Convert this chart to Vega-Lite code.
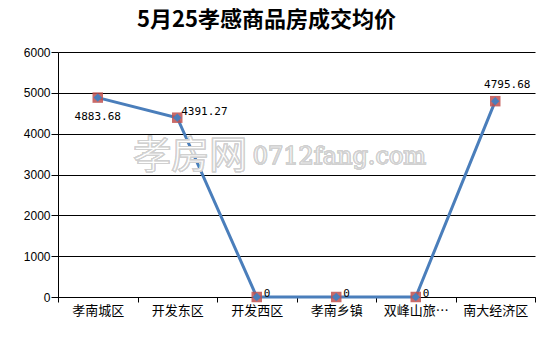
{
  "$schema": "https://vega.github.io/schema/vega-lite/v6.json",
  "autosize": "none",
  "width": 477,
  "height": 245,
  "padding": {"left": 58, "top": 52, "right": 3, "bottom": 56},
  "background": "white",
  "title": {
    "text": "5月25孝感商品房成交均价",
    "font": "Noto Sans CJK SC",
    "fontSize": 22,
    "fontWeight": "bold",
    "color": "black",
    "anchor": "middle",
    "dx": -30,
    "offset": 14
  },
  "config": {
    "view": {"stroke": null},
    "axis": {"labelColor": "black", "domainColor": "black", "tickColor": "black"}
  },
  "data": {
    "values": [
      {"区域": "孝南城区", "均价": 4883.68, "标签": "4883.68"},
      {"区域": "开发东区", "均价": 4391.27, "标签": "4391.27"},
      {"区域": "开发西区", "均价": 0, "标签": "0"},
      {"区域": "孝南乡镇", "均价": 0, "标签": "0"},
      {"区域": "双峰山旅…", "均价": 0, "标签": "0"},
      {"区域": "南大经济区", "均价": 4795.68, "标签": "4795.68"}
    ]
  },
  "encoding": {
    "x": {
      "field": "区域",
      "type": "nominal",
      "sort": null,
      "title": null,
      "axis": {
        "labelAngle": 0,
        "labelFont": "Noto Sans CJK SC",
        "labelFontSize": 13,
        "labelPadding": 2,
        "tickBand": "extent",
        "tickSize": 5,
        "domain": true,
        "grid": false
      }
    },
    "y": {
      "field": "均价",
      "type": "quantitative",
      "title": null,
      "scale": {"domain": [0, 6000], "nice": false},
      "axis": {
        "values": [0, 1000, 2000, 3000, 4000, 5000, 6000],
        "format": "d",
        "labelFont": "Liberation Sans",
        "labelFontSize": 12,
        "labelPadding": 1,
        "tickSize": 7,
        "grid": true,
        "gridColor": "black",
        "gridOpacity": 1,
        "gridWidth": 1
      }
    }
  },
  "layer": [
    {"mark": {"type": "line", "color": "#4a7ebb", "strokeWidth": 3}},
    {"mark": {"type": "square", "color": "#c0504d", "opacity": 0.85, "size": 110}},
    {"mark": {"type": "point", "shape": "diamond", "filled": true, "color": "#4a7ebb", "opacity": 1, "size": 70}},
    {
      "transform": [{"filter": "datum['区域'] === '孝南城区'"}],
      "mark": {"type": "text", "font": "DejaVu Sans Mono", "fontSize": 11, "color": "black", "align": "center", "baseline": "middle", "dy": 19},
      "encoding": {"text": {"field": "标签"}}
    },
    {
      "transform": [{"filter": "datum['区域'] === '开发东区'"}],
      "mark": {"type": "text", "font": "DejaVu Sans Mono", "fontSize": 11, "color": "black", "align": "left", "baseline": "middle", "dx": 4, "dy": -6},
      "encoding": {"text": {"field": "标签"}}
    },
    {
      "transform": [{"filter": "datum['均价'] === 0"}],
      "mark": {"type": "text", "font": "DejaVu Sans Mono", "fontSize": 11, "color": "black", "align": "left", "baseline": "middle", "dx": 7, "dy": -3},
      "encoding": {"text": {"field": "标签"}}
    },
    {
      "transform": [{"filter": "datum['区域'] === '南大经济区'"}],
      "mark": {"type": "text", "font": "DejaVu Sans Mono", "fontSize": 11, "color": "black", "align": "center", "baseline": "middle", "dx": 12, "dy": -16},
      "encoding": {"text": {"field": "标签"}}
    },
    {
      "mark": {"type": "text", "text": "孝房网", "font": "Noto Sans CJK SC", "fontSize": 38, "fill": "white", "fillOpacity": 0.6, "stroke": "#d0d0d0", "strokeWidth": 1, "align": "center", "baseline": "middle", "dx": 13},
      "encoding": {"x": {"datum": "开发东区"}, "y": {"datum": 3420}}
    },
    {
      "mark": {"type": "text", "text": "0712fang.com", "font": "DejaVu Serif", "fontSize": 24, "fill": "white", "fillOpacity": 0.6, "stroke": "#d0d0d0", "strokeWidth": 1, "align": "left", "baseline": "middle", "dx": -4},
      "encoding": {"x": {"datum": "开发西区"}, "y": {"datum": 3420}}
    }
  ]
}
━━━
__To be done__
Skipping the pictures, transcribe each line above exactly as it appears.

__Answer to the problem__
Convert this chart to Vega-Lite code.
{
  "$schema": "https://vega.github.io/schema/vega-lite/v6.json",
  "autosize": "none",
  "width": 477,
  "height": 245,
  "padding": {"left": 58, "top": 52, "right": 3, "bottom": 56},
  "background": "white",
  "title": {
    "text": "5月25孝感商品房成交均价",
    "font": "Noto Sans CJK SC",
    "fontSize": 22,
    "fontWeight": "bold",
    "color": "black",
    "anchor": "middle",
    "dx": -30,
    "offset": 14
  },
  "config": {
    "view": {"stroke": null},
    "axis": {"labelColor": "black", "domainColor": "black", "tickColor": "black"}
  },
  "data": {
    "values": [
      {"区域": "孝南城区", "均价": 4883.68, "标签": "4883.68"},
      {"区域": "开发东区", "均价": 4391.27, "标签": "4391.27"},
      {"区域": "开发西区", "均价": 0, "标签": "0"},
      {"区域": "孝南乡镇", "均价": 0, "标签": "0"},
      {"区域": "双峰山旅…", "均价": 0, "标签": "0"},
      {"区域": "南大经济区", "均价": 4795.68, "标签": "4795.68"}
    ]
  },
  "encoding": {
    "x": {
      "field": "区域",
      "type": "nominal",
      "sort": null,
      "title": null,
      "axis": {
        "labelAngle": 0,
        "labelFont": "Noto Sans CJK SC",
        "labelFontSize": 13,
        "labelPadding": 2,
        "tickBand": "extent",
        "tickSize": 5,
        "domain": true,
        "grid": false
      }
    },
    "y": {
      "field": "均价",
      "type": "quantitative",
      "title": null,
      "scale": {"domain": [0, 6000], "nice": false},
      "axis": {
        "values": [0, 1000, 2000, 3000, 4000, 5000, 6000],
        "format": "d",
        "labelFont": "Liberation Sans",
        "labelFontSize": 12,
        "labelPadding": 1,
        "tickSize": 7,
        "grid": true,
        "gridColor": "black",
        "gridOpacity": 1,
        "gridWidth": 1
      }
    }
  },
  "layer": [
    {"mark": {"type": "line", "color": "#4a7ebb", "strokeWidth": 3}},
    {"mark": {"type": "square", "color": "#c0504d", "opacity": 0.85, "size": 110}},
    {"mark": {"type": "point", "shape": "diamond", "filled": true, "color": "#4a7ebb", "opacity": 1, "size": 70}},
    {
      "transform": [{"filter": "datum['区域'] === '孝南城区'"}],
      "mark": {"type": "text", "font": "DejaVu Sans Mono", "fontSize": 11, "color": "black", "align": "center", "baseline": "middle", "dy": 19},
      "encoding": {"text": {"field": "标签"}}
    },
    {
      "transform": [{"filter": "datum['区域'] === '开发东区'"}],
      "mark": {"type": "text", "font": "DejaVu Sans Mono", "fontSize": 11, "color": "black", "align": "left", "baseline": "middle", "dx": 4, "dy": -6},
      "encoding": {"text": {"field": "标签"}}
    },
    {
      "transform": [{"filter": "datum['均价'] === 0"}],
      "mark": {"type": "text", "font": "DejaVu Sans Mono", "fontSize": 11, "color": "black", "align": "left", "baseline": "middle", "dx": 7, "dy": -3},
      "encoding": {"text": {"field": "标签"}}
    },
    {
      "transform": [{"filter": "datum['区域'] === '南大经济区'"}],
      "mark": {"type": "text", "font": "DejaVu Sans Mono", "fontSize": 11, "color": "black", "align": "center", "baseline": "middle", "dx": 12, "dy": -16},
      "encoding": {"text": {"field": "标签"}}
    },
    {
      "mark": {"type": "text", "text": "孝房网", "font": "Noto Sans CJK SC", "fontSize": 38, "fill": "white", "fillOpacity": 0.6, "stroke": "#d0d0d0", "strokeWidth": 1, "align": "center", "baseline": "middle", "dx": 13},
      "encoding": {"x": {"datum": "开发东区"}, "y": {"datum": 3420}}
    },
    {
      "mark": {"type": "text", "text": "0712fang.com", "font": "DejaVu Serif", "fontSize": 24, "fill": "white", "fillOpacity": 0.6, "stroke": "#d0d0d0", "strokeWidth": 1, "align": "left", "baseline": "middle", "dx": -4},
      "encoding": {"x": {"datum": "开发西区"}, "y": {"datum": 3420}}
    }
  ]
}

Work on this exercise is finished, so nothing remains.